I stamped my paw. “Neither you nor your Dad really every understood Doggyspace,” I said. “It wasn’t about computers, or journals, it was about love, friendship and understanding. And there weren’t any profiles. Those were memory pages. Memories of dogs when they were young, stories about them running, playing, swimming and then memories as they slowly aged. Their entire lifetime on a web page. And with some of them the story of slowing down, growing old, illnesses, and the final sad passing. Not a web page, but a life page, and you took it all away.”
“I’m not responsible for any of that,” the Princes said.
“Of course you are,” I snapped. “All you and your owner had to do was step back and let us be but you took away our freedom to bark, you spied on us, and you kicked our friends out. And then you sold us out to companies that had no heart and only wanted money.
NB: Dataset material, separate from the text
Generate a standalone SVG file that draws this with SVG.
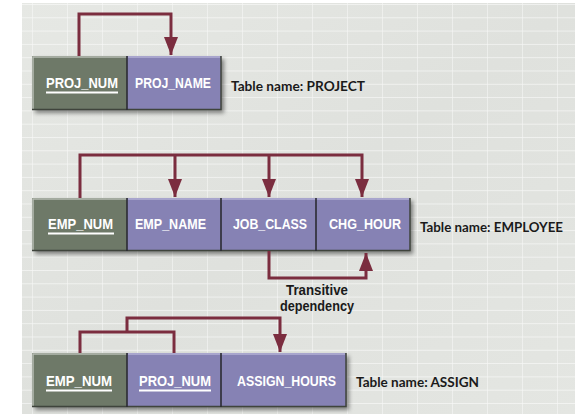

And that led to the site being sold and sold again until it was finally sold to the greatest evil of all, a pet store! And then shut down because it wasn’t making money, but the funny thing is if anyone ever stopped and asked our parents they would have been happy to pay to keep their memories on line, thousands of dollars a year. You could have made millions. But you never believe in how much parents loved us. They buy us stupid things all the time: Toys we rip apart in seconds, treats we will never eat, clothes we won’t wear, training whistles, anxiety medicines. If they would spend money on all that crap imagine what they would pay for our stories, our pictures, and our lives.”
“I think you are out of order,” the Princess said.
“You’re out of order!” I shouted. “If I was half the dog I used to be I would take a flame thrower to that place, but I’m too damn old, I’m too damn short, I don’t have opposable thumbs.” I took several deep breaths to calm down. “I just wish the humans who made this decision knew….I just wish they knew.”
The Princess was no longer talking. I don’t know it if was the wind, or if she was scared, but she was trembling.
“But the thing that you and your big business friends don’t understand is that nothing is going to split us apart. You may have taken a wrecking ball to our home but we are still together, on Facebook, on Tanner Brigade, wherever there are dogs in needs of prayer, in need of support we are there. You will never keep us apart. Once again, you have failed, and by the way, you’re not getting sworn in here, you’re not real, you never were, and you don’t mean a thing.”
And with that the Paper Princess crumpled up and flew away.
DS might be gone, but the memories, the friendships and the loves will last forever. Nothing is going to rip us apart.